Hasbro's strong Q4 results sent shares soaring, but management's muted annual forecast reveals deeper challenges in the evolving toy industry and changing consumer behavior.

Wall Street cheered, but Hasbro's executives kept their poker faces. The toy giant's fourth-quarter results crushed expectations, sending shares jumping, yet management's annual revenue forecast felt more like a whisper than a victory lap.

The Numbers Game

The Q4 beat was undeniable – Hasbro delivered results that had analysts scrambling to update their models. But here's where it gets interesting: while the quarter sparkled, the company's full-year outlook was notably restrained. Management cited "cautious optimism" about consumer spending patterns, which translates to: parents are still thinking twice before buying that $50Transformers figure.
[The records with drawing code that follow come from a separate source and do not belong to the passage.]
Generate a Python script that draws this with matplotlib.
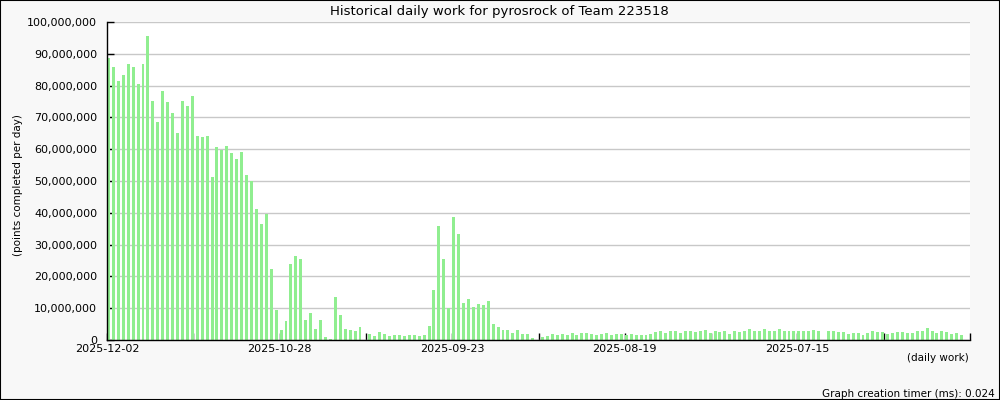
import numpy as np
import matplotlib
matplotlib.use('Agg')
import matplotlib.pyplot as plt
from matplotlib.ticker import FuncFormatter
from matplotlib.patches import Rectangle

# Daily points (millions), newest day first (2025-12-02 going back)
daily_millions = [
    88.7, 85.9, 81.5, 83.4, 86.8, 85.9, 80.5, 86.8, 95.7, 75.2,
    68.5, 78.3, 74.8, 71.4, 65.1, 75.2, 73.6, 76.7, 64.0, 63.8,
    64.0, 51.2, 60.6, 59.7, 60.9, 58.7, 56.8, 59.1, 51.8, 49.9,
    41.1, 36.6, 39.5, 22.4, 9.5, 3.1, 6.0, 23.9, 26.4, 25.4,
    6.3, 8.5, 3.5, 6.3, 0.9, 0.3, 13.5, 7.9, 3.5, 3.1,
    2.8, 4.1, 0.0, 1.9, 1.3, 2.5, 1.9, 1.3, 1.6, 1.6,
    1.3, 1.6, 1.6, 1.3, 1.6, 4.4, 15.7, 36.0, 25.5, 10.1,
    38.8, 33.2, 11.7, 12.9, 10.4, 11.4, 11.1, 12.3, 5.1, 4.1,
    3.1, 3.1, 2.2, 3.1, 1.9, 1.9, 0.6, 0.0, 0.9, 1.3,
    1.9, 1.6, 1.9, 1.6, 2.2, 1.6, 2.2, 2.2, 1.9, 1.6,
    1.9, 2.2, 1.6, 1.9, 1.9, 1.6, 1.9, 1.6, 1.6, 1.6,
    1.9, 2.5, 2.8, 2.2, 2.8, 2.8, 2.2, 2.8, 2.8, 2.5,
    2.8, 3.1, 2.2, 2.8, 2.5, 2.8, 1.9, 2.8, 2.5, 2.8,
    3.5, 2.8, 2.8, 3.5, 2.8, 2.8, 3.5, 2.8, 2.8, 2.8,
    2.8, 2.8, 2.8, 3.1, 2.8, 0.0, 2.8, 2.8, 2.5, 2.5,
    1.9, 2.2, 2.2, 1.6, 2.2, 2.8, 2.5, 2.5, 1.9, 2.2,
    2.5, 2.5, 2.2, 2.2, 2.8, 2.8, 3.8, 2.8, 2.2, 2.8,
    2.5, 1.9, 2.2, 1.6,
]
date_labels = ['2025-12-02', '2025-10-28', '2025-09-23', '2025-08-19', '2025-07-15']

values = np.array(daily_millions) * 1e6
days = np.arange(len(values))

fig = plt.figure(figsize=(10, 4), dpi=100, facecolor='#f8f8f8')
fig.patches.append(Rectangle((0, 0), 1, 1, transform=fig.transFigure,
                             fill=False, edgecolor='black', linewidth=1.5))

ax = fig.add_axes([0.107, 0.15, 0.863, 0.795])
ax.set_facecolor('white')
ax.bar(days, values, width=0.6, align='edge', color='#90ee90', zorder=2)

ax.set_xlim(0, 175)
ax.set_ylim(0, 100e6)
ax.set_yticks(np.arange(0, 100e6 + 1, 10e6))
ax.yaxis.set_major_formatter(FuncFormatter(lambda v, p: f'{int(v):,}'))
ax.grid(axis='y', color='#c8c8c8', linewidth=1, zorder=0)

ticks = np.arange(0, 176, 17.5)
ax.set_xticks(ticks)
ax.set_xticklabels([date_labels[i // 2] if i % 2 == 0 and i // 2 < len(date_labels) else ''
                    for i in range(len(ticks))])

for s in ['top', 'right']:
    ax.spines[s].set_visible(False)
for s in ['left', 'bottom']:
    ax.spines[s].set_color('black')
    ax.spines[s].set_linewidth(1)

ax.tick_params(axis='y', direction='in', length=5, width=1, pad=7, labelsize=8)
ax.tick_params(axis='x', direction='in', length=5, width=1, pad=3, labelsize=8)

fig.text(0.499, 0.972, 'Historical daily work for pyrosrock of Team 223518',
         ha='center', va='center', fontsize=9.5)
fig.text(0.018, 0.537, '(points completed per day)', rotation=90,
         ha='center', va='center', fontsize=7.5)
fig.text(0.969, 0.105, '(daily work)', ha='right', va='center', fontsize=7.5)
fig.text(0.995, 0.015, 'Graph creation timer (ms): 0.024', ha='right', va='center', fontsize=7.5)

fig.savefig('out.png', dpi=100, facecolor=fig.get_facecolor())
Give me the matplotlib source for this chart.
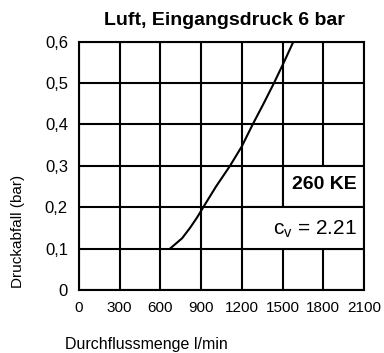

This isn't just corporate speak. Inflation may be cooling, but household budgets remain tight. Toys sit in that awkward category of "want, not need" – the first casualty when families tighten their belts. Even affluent parents are becoming more selective, favoring fewer, higher-quality purchases over impulse buys.

Winners and Losers in Toyland

Not all toys are created equal in this environment. Hasbro's powerhouse brands – Transformers, My Little Pony, Dungeons & Dragons – continue to flex their muscle. These aren't just toys; they're entertainment franchises with movies, shows, and digital extensions that justify premium pricing.

Meanwhile, smaller toy companies are getting squeezed out. Retailers are managing inventory more aggressively, and shelf space increasingly goes to proven winners. The result? A consolidation that benefits giants like Hasbro while making life tougher for innovative startups.

The divide extends globally. In emerging markets, parents are upgrading from local brands to international ones, seeing Hasbro products as aspirational purchases. But in mature markets like the US and Europe, even loyal customers are becoming more price-conscious.

The Play Pattern Revolution

Beyond the numbers lies a more fundamental shift: how kids play is changing. Traditional action figures compete with video games, YouTube content, and interactive digital experiences. Hasbro gets this – they're not just selling plastic anymore, they're selling "play experiences" that blend physical and digital worlds.

This transformation requires massive investment in technology, content creation, and new business models. It's the right long-term strategy, but it pressures short-term margins and complicates growth predictions. Hence the cautious forecast.

The Streaming Effect

Here's an underappreciated factor: the streaming wars are reshaping toy sales. When a Transformers series drops on a major platform, toy sales spike. But predicting which content will hit and when creates planning nightmares for toy companies. Success increasingly depends on entertainment partnerships rather than just product innovation.